## GOAL OF THE EXERCISE
Every line with the string "chart" should be gathered.

────

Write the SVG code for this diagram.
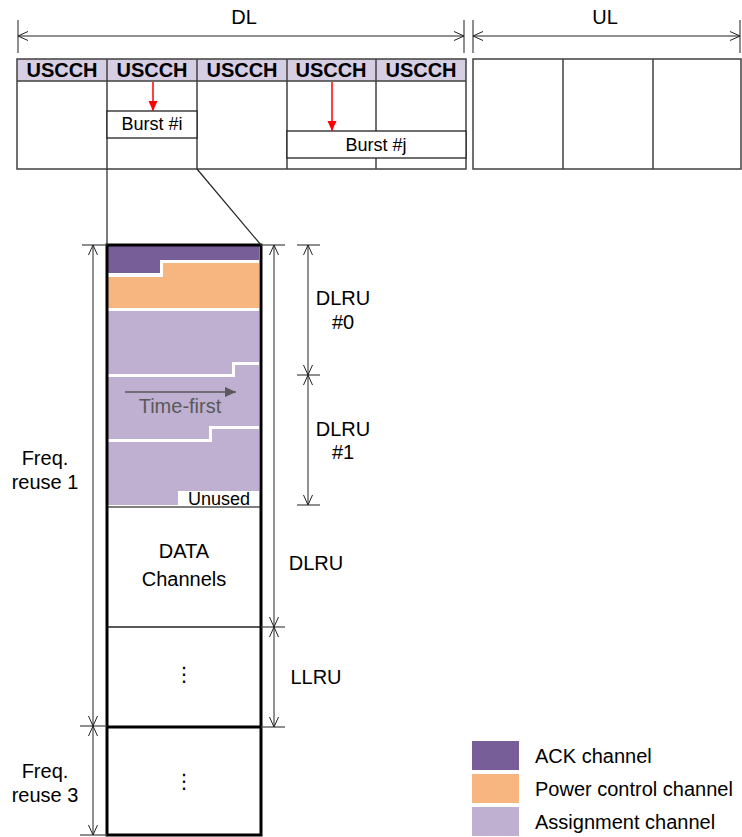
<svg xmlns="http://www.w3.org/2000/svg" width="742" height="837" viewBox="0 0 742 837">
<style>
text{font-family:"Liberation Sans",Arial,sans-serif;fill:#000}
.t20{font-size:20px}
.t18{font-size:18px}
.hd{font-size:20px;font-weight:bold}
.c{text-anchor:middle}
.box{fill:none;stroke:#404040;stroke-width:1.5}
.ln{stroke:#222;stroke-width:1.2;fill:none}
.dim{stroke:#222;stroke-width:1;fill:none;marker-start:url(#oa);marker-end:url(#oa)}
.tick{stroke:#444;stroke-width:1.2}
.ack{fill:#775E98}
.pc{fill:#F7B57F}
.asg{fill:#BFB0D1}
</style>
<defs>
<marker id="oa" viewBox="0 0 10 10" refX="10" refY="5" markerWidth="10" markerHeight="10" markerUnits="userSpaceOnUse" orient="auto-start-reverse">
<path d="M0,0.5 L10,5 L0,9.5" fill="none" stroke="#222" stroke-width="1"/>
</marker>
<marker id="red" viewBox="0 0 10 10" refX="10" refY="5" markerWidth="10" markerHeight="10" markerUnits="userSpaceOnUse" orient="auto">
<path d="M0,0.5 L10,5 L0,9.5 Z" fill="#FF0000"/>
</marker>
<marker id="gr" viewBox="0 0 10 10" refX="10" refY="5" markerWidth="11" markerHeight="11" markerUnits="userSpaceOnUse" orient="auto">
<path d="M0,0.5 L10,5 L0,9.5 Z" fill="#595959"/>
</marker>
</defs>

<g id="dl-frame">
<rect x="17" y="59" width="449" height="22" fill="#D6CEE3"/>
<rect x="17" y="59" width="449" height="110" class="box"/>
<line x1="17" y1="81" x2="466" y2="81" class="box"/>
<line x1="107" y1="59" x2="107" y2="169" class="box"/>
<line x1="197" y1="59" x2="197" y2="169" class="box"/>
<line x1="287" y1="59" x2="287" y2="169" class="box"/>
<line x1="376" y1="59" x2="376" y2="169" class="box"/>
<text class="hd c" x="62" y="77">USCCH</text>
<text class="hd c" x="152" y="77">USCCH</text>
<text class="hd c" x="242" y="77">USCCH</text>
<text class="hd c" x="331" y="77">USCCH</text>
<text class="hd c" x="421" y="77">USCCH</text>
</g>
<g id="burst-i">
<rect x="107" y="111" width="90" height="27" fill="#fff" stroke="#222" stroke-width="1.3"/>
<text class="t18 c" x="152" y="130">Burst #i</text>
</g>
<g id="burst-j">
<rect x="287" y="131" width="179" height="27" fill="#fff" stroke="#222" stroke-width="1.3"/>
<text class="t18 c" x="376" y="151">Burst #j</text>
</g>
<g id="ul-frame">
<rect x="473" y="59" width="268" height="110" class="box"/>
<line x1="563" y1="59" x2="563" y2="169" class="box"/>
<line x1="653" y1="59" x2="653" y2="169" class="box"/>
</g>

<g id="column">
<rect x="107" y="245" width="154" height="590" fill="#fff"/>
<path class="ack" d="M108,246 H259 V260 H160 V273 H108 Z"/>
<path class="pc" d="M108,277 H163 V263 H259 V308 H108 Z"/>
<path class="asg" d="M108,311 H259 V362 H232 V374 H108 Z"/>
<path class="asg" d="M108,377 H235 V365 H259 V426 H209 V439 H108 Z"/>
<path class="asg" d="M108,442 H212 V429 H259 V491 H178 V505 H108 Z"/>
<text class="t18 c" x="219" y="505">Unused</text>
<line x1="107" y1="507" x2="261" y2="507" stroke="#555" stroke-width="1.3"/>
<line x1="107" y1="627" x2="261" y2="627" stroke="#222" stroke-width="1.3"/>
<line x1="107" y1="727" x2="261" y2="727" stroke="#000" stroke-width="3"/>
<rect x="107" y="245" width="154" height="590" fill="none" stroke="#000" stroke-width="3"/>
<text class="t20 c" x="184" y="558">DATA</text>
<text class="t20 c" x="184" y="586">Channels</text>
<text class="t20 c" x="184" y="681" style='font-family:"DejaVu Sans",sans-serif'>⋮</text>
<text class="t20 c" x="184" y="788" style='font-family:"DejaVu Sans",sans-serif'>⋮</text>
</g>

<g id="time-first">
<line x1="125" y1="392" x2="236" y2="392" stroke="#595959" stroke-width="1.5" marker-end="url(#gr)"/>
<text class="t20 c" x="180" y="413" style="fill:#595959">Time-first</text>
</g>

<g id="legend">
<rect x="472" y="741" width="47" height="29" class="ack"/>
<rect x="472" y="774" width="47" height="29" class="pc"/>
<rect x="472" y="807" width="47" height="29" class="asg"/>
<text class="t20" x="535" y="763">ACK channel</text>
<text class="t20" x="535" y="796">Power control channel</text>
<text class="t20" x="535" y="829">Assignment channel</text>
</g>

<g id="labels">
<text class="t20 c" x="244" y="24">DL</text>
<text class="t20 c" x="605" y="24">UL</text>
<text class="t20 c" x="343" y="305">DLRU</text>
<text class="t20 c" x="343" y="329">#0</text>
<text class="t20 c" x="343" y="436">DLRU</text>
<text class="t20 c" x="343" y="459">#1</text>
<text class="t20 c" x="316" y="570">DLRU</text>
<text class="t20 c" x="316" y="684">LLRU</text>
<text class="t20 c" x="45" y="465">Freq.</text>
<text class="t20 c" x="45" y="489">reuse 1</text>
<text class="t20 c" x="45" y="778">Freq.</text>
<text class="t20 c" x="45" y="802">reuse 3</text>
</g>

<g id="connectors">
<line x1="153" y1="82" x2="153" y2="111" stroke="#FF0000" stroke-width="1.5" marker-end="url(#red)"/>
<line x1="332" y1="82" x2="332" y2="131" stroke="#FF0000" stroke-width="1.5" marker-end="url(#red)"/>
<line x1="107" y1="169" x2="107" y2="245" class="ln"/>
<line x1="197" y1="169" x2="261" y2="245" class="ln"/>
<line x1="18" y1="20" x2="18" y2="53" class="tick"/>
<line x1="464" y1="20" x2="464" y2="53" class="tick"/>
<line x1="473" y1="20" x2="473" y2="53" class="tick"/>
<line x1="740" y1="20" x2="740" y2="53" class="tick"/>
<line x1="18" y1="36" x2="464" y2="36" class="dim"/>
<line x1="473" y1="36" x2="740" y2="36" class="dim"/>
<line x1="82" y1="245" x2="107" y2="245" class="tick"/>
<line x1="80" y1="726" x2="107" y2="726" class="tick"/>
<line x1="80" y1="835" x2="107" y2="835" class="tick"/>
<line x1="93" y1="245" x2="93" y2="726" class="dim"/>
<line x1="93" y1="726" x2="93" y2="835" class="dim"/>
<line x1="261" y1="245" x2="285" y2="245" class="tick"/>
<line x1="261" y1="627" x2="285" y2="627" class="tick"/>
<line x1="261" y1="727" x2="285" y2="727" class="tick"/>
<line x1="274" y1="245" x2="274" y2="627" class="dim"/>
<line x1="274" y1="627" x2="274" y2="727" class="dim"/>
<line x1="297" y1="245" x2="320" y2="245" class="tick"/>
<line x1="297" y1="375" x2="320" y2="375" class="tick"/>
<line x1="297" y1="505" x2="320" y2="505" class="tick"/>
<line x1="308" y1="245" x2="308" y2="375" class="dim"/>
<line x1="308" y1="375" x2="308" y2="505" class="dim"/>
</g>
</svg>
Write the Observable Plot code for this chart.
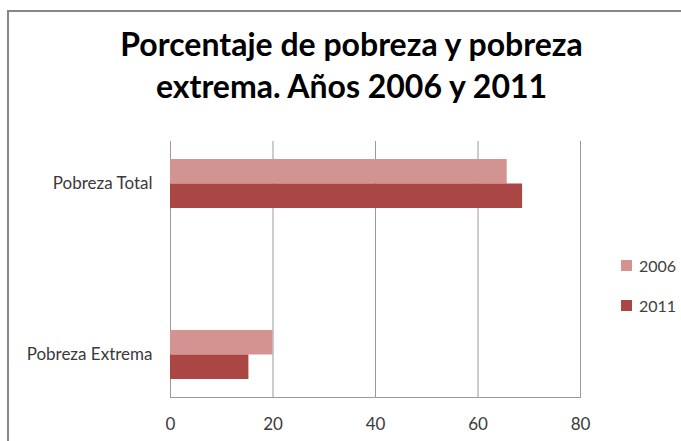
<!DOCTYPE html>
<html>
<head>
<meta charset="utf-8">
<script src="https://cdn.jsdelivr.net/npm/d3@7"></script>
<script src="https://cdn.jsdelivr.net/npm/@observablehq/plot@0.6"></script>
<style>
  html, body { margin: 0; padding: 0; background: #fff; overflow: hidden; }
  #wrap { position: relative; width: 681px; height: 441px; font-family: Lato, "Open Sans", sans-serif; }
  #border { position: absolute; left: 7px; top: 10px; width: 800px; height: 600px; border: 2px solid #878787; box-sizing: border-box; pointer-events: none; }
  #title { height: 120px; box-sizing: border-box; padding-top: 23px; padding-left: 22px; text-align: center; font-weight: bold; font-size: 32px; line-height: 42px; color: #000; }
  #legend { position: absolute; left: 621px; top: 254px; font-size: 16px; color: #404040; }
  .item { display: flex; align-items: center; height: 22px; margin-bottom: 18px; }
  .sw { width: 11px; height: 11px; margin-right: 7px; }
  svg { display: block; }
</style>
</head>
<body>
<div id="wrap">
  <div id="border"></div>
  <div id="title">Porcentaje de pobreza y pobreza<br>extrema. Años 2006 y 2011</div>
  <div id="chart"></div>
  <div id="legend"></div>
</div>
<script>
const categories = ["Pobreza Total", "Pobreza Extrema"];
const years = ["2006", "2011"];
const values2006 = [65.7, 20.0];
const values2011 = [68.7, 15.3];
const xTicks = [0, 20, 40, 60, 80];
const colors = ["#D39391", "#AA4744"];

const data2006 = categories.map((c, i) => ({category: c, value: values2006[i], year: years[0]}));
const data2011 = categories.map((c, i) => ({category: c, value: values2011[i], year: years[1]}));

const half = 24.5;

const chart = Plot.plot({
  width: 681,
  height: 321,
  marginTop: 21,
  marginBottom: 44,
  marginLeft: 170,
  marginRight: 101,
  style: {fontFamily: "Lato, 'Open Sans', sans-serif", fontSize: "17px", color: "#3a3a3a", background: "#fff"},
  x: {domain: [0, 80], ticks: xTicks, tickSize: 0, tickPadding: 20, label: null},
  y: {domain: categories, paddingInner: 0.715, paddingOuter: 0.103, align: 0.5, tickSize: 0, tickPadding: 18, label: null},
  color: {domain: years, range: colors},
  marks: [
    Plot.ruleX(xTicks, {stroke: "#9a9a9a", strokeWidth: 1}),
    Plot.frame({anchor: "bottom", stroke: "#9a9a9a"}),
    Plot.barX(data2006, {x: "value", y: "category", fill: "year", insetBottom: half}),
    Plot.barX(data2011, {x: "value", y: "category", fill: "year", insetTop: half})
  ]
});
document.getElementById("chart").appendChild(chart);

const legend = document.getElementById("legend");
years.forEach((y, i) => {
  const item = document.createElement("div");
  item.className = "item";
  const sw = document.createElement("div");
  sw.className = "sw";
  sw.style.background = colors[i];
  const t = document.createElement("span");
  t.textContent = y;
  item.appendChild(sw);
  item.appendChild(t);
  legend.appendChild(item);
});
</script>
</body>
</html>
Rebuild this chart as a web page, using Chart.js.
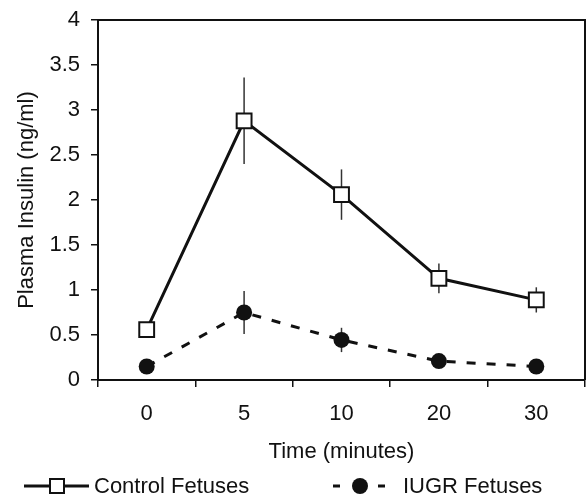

────

## RESULT
Write the Observable Plot code for this chart.
  <div id="chart"></div>
const chart = Plot.plot({
document.getElementById("chart").appendChild(chart);
Rebuild this chart as a web page, using Chart.js.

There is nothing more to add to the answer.